Simpel buisje om bacteriën op de huid te onderzoeken

Bacteriën en schimmels horen bij de huid, maar huidcellen kunnen doodgaan als er in het laboratorium bacteriën en schimmels kweekhuid binnendringen. Onderzoekers hebben nu een manier gevonden om op een relatief groot oppervlak kweekhuid microbioom aan te brengen zónder dat die huid kapot gaat.

Een goedkoop en eenvoudig glazen cilindertje bleek de oplossing, laten onderzoekers van het Nijmeegse Radboudumc zien in een studie die zij onlangs publiceerden in het wetenschappelijk tijdschrift Microbiome.

De onderzoekers zetten een cilinder in het midden op de kweekhuid, een paar millimeter van de rand van de huid in het kweekbakje. De bacteriën en schimmels die hiermee aanbrachten, bleven binnenin de cilinder, die aan de boven- en onderkant open was. Ze konden niet bij de randen van de kweekhuid komen, daar waar de barrière van de huid ‘lek’ is. Zo werd voorkomen dat micro-organismen vanaf die rand de huid binnendrongen, de huidcellen onder de hoornlaag doodden, en de kweekhuid onbruikbaar maakten voor onderzoek.

Veel geld

Bacteriën en schimmels beschermen de huid, maar als de samenstelling van het microbioom uit balans raakt, kan de huid ziek worden. Andersom kunnen aandoeningen ook de balans van het microbioom verstoren. Het is daarom belangrijk om in het lab de wisselwerking tussen micro-organismen en de huid te onderzoeken. Zo kunnen wetenschappers meer te weten komen over aandoeningen als eczeem en acne en kunnen ze behandelingen beter testen.

De nieuwe Nijmeegse methode kan in de toekomst ook proefdieronderzoek terugdringen, bijvoorbeeld om allergische reacties op cosmetica te testen.

Normaal gesproken zijn onderzoekers beducht voor micro-organismen in het lab. Misschien heeft het daarom ook wel zo lang geduurd voordat een promovendus met deze simpele oplossing kwam, zegt hoofdonderzoeker Dermatologie Ellen van den Boogaard. „Iedereen die met cellen en weefsel in het laboratorium werkt, is gewend om supersteriel te werken, met antibiotica in het kweekmedium en alcoholspray om alles te desinfecteren. Wanneer je bacteriën in het lab gebruikt, is dat ook een besmettingsrisico voor andere experimenten in het lab.”

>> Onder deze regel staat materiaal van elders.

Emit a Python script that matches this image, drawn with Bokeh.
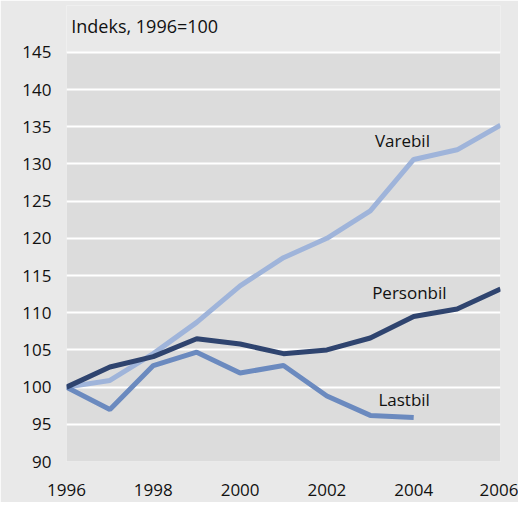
from bokeh.plotting import figure
from bokeh.models import FixedTicker, Label
from bokeh.embed import file_html
from bokeh.resources import INLINE

years = [1996, 1997, 1998, 1999, 2000, 2001, 2002, 2003, 2004, 2005, 2006]
varebil = [100, 100.9, 104.5, 108.7, 113.6, 117.4, 120.0, 123.7, 130.6, 131.9, 135.2]
personbil = [100, 102.7, 104.1, 106.5, 105.8, 104.5, 105.0, 106.6, 109.5, 110.5, 113.2]
lastbil_years = [1996, 1997, 1998, 1999, 2000, 2001, 2002, 2003, 2004]
lastbil = [100, 97.0, 102.9, 104.7, 101.9, 102.9, 98.8, 96.2, 95.9]
x_ticks = [1996, 1998, 2000, 2002, 2004, 2006]
y_ticks = [90, 95, 100, 105, 110, 115, 120, 125, 130, 135, 140, 145]
series_labels = ["Varebil", "Personbil", "Lastbil"]
label_x = [2003.74, 2003.9, 2003.78]
label_y = [133.1, 112.75, 98.4]
unit_label = "Indeks, 1996=100"

FONT = "Open Sans"
Y_MIN, Y_MAX = y_ticks[0], y_ticks[-1]

p = figure(width=518, height=502, x_range=(years[0], years[-1]), y_range=(Y_MIN, 151.3),
           output_backend="svg", toolbar_location=None,
           min_border_left=66, min_border_right=18, min_border_top=5, min_border_bottom=41)
p.background_fill_color = "#e9e9e9"
p.border_fill_color = "#e9e9e9"
p.outline_line_color = None

p.quad(left=[years[0]], right=[years[-1]], bottom=[Y_MIN], top=[Y_MAX],
       fill_color="#dcdcdc", line_color=None, level="image")

p.add_layout(Label(x=1996.11, y=148.6, text=unit_label, text_font=FONT,
                   text_font_size="18px", text_align="left", text_baseline="middle",
                   text_color="#111111"))

p.xgrid.grid_line_color = None
p.ygrid.grid_line_color = "white"
p.ygrid.grid_line_width = 2
p.yaxis.ticker = FixedTicker(ticks=y_ticks)
p.xaxis.ticker = FixedTicker(ticks=x_ticks)
for ax in (p.xaxis, p.yaxis):
    ax.axis_line_color = None
    ax.major_tick_line_color = None
    ax.minor_tick_line_color = None
    ax.major_label_text_font = FONT
    ax.major_label_text_font_size = "17px"
    ax.major_label_text_color = "#111111"
p.xaxis.major_label_standoff = 16
p.yaxis.major_label_standoff = 9

p.line(years, varebil, line_color="#9fb4da", line_width=5)
p.line(lastbil_years, lastbil, line_color="#6b8abf", line_width=5)
p.line(years, personbil, line_color="#2f446f", line_width=5)

for txt, x, y in zip(series_labels, label_x, label_y):
    p.add_layout(Label(x=x, y=y, text=txt, text_font=FONT, text_font_size="17px",
                       text_align="center", text_baseline="middle", text_color="#111111"))

open("out.html", "w").write(file_html(p, INLINE))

Onderzoekers brengen wel gecontroleerd micro-organismen aan op de huid. „Maar dan pipetteren we een klein drupje midden op de huid zodat het niet bij de rand komt”, zegt Van den Boogaard. „Dat kleine oppervlak van circa één millimeter maakt dat je veel materiaal, veel proeven, veel tijd én dus veel geld nodig hebt. Als je een cilinder met een diameter van zes millimeter hebt, kun je op één stukje huid meer analyses doen.” Groot voordeel is dat er geen nieuwe dure apparatuur voor nodig is. „Elk lab heeft deze cilinders liggen.”

Dijkje

Waarom zo’n cilinder dan niet eerder uit de kast gehaald? Onderzoekers denken vaak te moeilijk, zegt Van den Boogaard. „We waren heel lang gefocust op het afsluiten en afplakken van de randen, en vergaten dat je ook een dijkje kunt neerzetten.”

Zo eenvoudig als het nu lijkt, alsof alleen even een cilinder op de kweekhuid moest worden gezet, was het overigens niet. „Toen we het microbioom van patiënten gingen gebruiken in plaats van bacteriestammen uit het lab, kregen we toch infecties. We hebben ook andere omstandigheden, zoals temperatuur en luchtvochtigheid, moeten aanpassen om de nieuwe methode te laten slagen.”